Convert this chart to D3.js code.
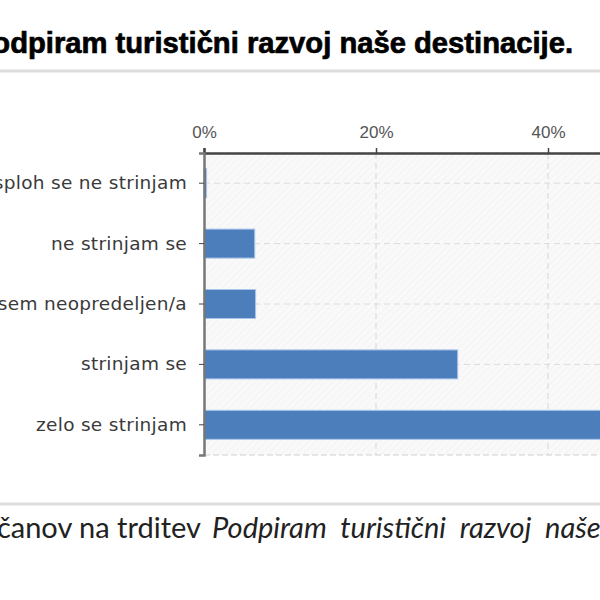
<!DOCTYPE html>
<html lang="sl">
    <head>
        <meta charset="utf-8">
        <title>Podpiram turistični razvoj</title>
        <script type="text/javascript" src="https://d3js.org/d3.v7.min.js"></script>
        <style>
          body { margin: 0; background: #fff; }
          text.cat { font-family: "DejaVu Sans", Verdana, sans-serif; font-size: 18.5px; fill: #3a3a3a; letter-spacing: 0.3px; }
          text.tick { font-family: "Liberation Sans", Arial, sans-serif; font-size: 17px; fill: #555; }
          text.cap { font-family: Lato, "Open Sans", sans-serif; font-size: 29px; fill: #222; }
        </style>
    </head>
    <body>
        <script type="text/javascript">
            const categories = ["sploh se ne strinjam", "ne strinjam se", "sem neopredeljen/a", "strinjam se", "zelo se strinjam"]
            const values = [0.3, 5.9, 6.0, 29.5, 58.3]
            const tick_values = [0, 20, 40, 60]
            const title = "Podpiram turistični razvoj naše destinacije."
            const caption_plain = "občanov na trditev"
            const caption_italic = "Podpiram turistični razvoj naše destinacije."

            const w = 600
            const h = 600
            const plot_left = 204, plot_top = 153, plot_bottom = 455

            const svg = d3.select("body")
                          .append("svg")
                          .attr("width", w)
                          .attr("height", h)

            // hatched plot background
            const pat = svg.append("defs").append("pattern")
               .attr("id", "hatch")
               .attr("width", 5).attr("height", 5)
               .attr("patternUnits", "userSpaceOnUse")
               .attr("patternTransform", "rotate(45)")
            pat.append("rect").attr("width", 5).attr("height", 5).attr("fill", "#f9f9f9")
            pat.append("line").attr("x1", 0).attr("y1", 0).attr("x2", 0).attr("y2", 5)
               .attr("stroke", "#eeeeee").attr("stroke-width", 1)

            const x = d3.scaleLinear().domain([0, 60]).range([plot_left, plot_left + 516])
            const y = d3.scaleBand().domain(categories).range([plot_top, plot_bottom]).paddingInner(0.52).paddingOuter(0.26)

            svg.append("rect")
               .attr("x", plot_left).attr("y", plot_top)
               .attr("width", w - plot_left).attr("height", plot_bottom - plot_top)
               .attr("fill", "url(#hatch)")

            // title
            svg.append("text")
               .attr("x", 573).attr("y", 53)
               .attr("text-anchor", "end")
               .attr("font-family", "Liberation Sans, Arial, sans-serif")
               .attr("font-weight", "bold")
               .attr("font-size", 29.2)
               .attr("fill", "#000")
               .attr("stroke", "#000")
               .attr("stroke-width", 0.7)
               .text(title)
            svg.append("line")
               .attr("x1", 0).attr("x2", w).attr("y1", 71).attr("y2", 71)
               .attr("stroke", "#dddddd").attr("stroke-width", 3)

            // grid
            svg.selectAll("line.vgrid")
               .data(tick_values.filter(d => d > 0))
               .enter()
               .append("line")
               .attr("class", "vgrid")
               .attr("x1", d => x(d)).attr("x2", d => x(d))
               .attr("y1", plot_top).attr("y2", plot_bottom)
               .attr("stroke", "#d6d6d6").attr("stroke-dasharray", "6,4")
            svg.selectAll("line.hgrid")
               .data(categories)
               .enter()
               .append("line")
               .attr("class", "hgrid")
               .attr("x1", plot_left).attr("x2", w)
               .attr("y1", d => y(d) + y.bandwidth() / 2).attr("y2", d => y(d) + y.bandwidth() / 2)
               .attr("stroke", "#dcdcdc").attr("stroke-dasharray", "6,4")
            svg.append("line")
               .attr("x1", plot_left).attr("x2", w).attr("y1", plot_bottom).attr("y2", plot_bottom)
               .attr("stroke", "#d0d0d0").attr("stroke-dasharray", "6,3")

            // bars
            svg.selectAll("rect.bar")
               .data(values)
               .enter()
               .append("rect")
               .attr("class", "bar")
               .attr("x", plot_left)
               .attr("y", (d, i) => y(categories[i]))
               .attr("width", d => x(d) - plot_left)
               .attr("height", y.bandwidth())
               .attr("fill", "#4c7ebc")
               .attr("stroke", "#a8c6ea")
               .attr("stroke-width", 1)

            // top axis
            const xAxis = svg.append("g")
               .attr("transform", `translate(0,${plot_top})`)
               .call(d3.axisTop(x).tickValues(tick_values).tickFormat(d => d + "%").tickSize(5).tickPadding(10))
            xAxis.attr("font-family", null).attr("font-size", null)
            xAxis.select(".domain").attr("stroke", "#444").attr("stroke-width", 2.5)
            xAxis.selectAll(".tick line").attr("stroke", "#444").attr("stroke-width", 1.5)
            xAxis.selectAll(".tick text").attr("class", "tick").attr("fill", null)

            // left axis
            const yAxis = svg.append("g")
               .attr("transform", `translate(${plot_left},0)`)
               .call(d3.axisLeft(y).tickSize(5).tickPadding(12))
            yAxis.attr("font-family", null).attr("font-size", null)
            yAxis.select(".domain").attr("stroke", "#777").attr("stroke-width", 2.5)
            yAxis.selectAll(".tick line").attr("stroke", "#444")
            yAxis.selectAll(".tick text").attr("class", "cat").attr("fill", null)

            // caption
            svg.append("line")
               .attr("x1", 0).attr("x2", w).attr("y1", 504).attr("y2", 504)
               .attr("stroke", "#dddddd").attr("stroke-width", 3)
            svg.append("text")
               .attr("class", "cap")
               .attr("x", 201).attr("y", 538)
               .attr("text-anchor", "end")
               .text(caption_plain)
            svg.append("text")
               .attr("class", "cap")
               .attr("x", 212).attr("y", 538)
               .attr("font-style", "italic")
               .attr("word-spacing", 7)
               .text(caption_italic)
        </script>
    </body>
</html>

──────

# [Exercise requirements]
Transcribe the listing above verbatim. Omit the pictures.

# [Output of the task]
Convert this chart to D3.js code.
<!DOCTYPE html>
<html lang="sl">
    <head>
        <meta charset="utf-8">
        <title>Podpiram turistični razvoj</title>
        <script type="text/javascript" src="https://d3js.org/d3.v7.min.js"></script>
        <style>
          body { margin: 0; background: #fff; }
          text.cat { font-family: "DejaVu Sans", Verdana, sans-serif; font-size: 18.5px; fill: #3a3a3a; letter-spacing: 0.3px; }
          text.tick { font-family: "Liberation Sans", Arial, sans-serif; font-size: 17px; fill: #555; }
          text.cap { font-family: Lato, "Open Sans", sans-serif; font-size: 29px; fill: #222; }
        </style>
    </head>
    <body>
        <script type="text/javascript">
            const categories = ["sploh se ne strinjam", "ne strinjam se", "sem neopredeljen/a", "strinjam se", "zelo se strinjam"]
            const values = [0.3, 5.9, 6.0, 29.5, 58.3]
            const tick_values = [0, 20, 40, 60]
            const title = "Podpiram turistični razvoj naše destinacije."
            const caption_plain = "občanov na trditev"
            const caption_italic = "Podpiram turistični razvoj naše destinacije."

            const w = 600
            const h = 600
            const plot_left = 204, plot_top = 153, plot_bottom = 455

            const svg = d3.select("body")
                          .append("svg")
                          .attr("width", w)
                          .attr("height", h)

            // hatched plot background
            const pat = svg.append("defs").append("pattern")
               .attr("id", "hatch")
               .attr("width", 5).attr("height", 5)
               .attr("patternUnits", "userSpaceOnUse")
               .attr("patternTransform", "rotate(45)")
            pat.append("rect").attr("width", 5).attr("height", 5).attr("fill", "#f9f9f9")
            pat.append("line").attr("x1", 0).attr("y1", 0).attr("x2", 0).attr("y2", 5)
               .attr("stroke", "#eeeeee").attr("stroke-width", 1)

            const x = d3.scaleLinear().domain([0, 60]).range([plot_left, plot_left + 516])
            const y = d3.scaleBand().domain(categories).range([plot_top, plot_bottom]).paddingInner(0.52).paddingOuter(0.26)

            svg.append("rect")
               .attr("x", plot_left).attr("y", plot_top)
               .attr("width", w - plot_left).attr("height", plot_bottom - plot_top)
               .attr("fill", "url(#hatch)")

            // title
            svg.append("text")
               .attr("x", 573).attr("y", 53)
               .attr("text-anchor", "end")
               .attr("font-family", "Liberation Sans, Arial, sans-serif")
               .attr("font-weight", "bold")
               .attr("font-size", 29.2)
               .attr("fill", "#000")
               .attr("stroke", "#000")
               .attr("stroke-width", 0.7)
               .text(title)
            svg.append("line")
               .attr("x1", 0).attr("x2", w).attr("y1", 71).attr("y2", 71)
               .attr("stroke", "#dddddd").attr("stroke-width", 3)

            // grid
            svg.selectAll("line.vgrid")
               .data(tick_values.filter(d => d > 0))
               .enter()
               .append("line")
               .attr("class", "vgrid")
               .attr("x1", d => x(d)).attr("x2", d => x(d))
               .attr("y1", plot_top).attr("y2", plot_bottom)
               .attr("stroke", "#d6d6d6").attr("stroke-dasharray", "6,4")
            svg.selectAll("line.hgrid")
               .data(categories)
               .enter()
               .append("line")
               .attr("class", "hgrid")
               .attr("x1", plot_left).attr("x2", w)
               .attr("y1", d => y(d) + y.bandwidth() / 2).attr("y2", d => y(d) + y.bandwidth() / 2)
               .attr("stroke", "#dcdcdc").attr("stroke-dasharray", "6,4")
            svg.append("line")
               .attr("x1", plot_left).attr("x2", w).attr("y1", plot_bottom).attr("y2", plot_bottom)
               .attr("stroke", "#d0d0d0").attr("stroke-dasharray", "6,3")

            // bars
            svg.selectAll("rect.bar")
               .data(values)
               .enter()
               .append("rect")
               .attr("class", "bar")
               .attr("x", plot_left)
               .attr("y", (d, i) => y(categories[i]))
               .attr("width", d => x(d) - plot_left)
               .attr("height", y.bandwidth())
               .attr("fill", "#4c7ebc")
               .attr("stroke", "#a8c6ea")
               .attr("stroke-width", 1)

            // top axis
            const xAxis = svg.append("g")
               .attr("transform", `translate(0,${plot_top})`)
               .call(d3.axisTop(x).tickValues(tick_values).tickFormat(d => d + "%").tickSize(5).tickPadding(10))
            xAxis.attr("font-family", null).attr("font-size", null)
            xAxis.select(".domain").attr("stroke", "#444").attr("stroke-width", 2.5)
            xAxis.selectAll(".tick line").attr("stroke", "#444").attr("stroke-width", 1.5)
            xAxis.selectAll(".tick text").attr("class", "tick").attr("fill", null)

            // left axis
            const yAxis = svg.append("g")
               .attr("transform", `translate(${plot_left},0)`)
               .call(d3.axisLeft(y).tickSize(5).tickPadding(12))
            yAxis.attr("font-family", null).attr("font-size", null)
            yAxis.select(".domain").attr("stroke", "#777").attr("stroke-width", 2.5)
            yAxis.selectAll(".tick line").attr("stroke", "#444")
            yAxis.selectAll(".tick text").attr("class", "cat").attr("fill", null)

            // caption
            svg.append("line")
               .attr("x1", 0).attr("x2", w).attr("y1", 504).attr("y2", 504)
               .attr("stroke", "#dddddd").attr("stroke-width", 3)
            svg.append("text")
               .attr("class", "cap")
               .attr("x", 201).attr("y", 538)
               .attr("text-anchor", "end")
               .text(caption_plain)
            svg.append("text")
               .attr("class", "cap")
               .attr("x", 212).attr("y", 538)
               .attr("font-style", "italic")
               .attr("word-spacing", 7)
               .text(caption_italic)
        </script>
    </body>
</html>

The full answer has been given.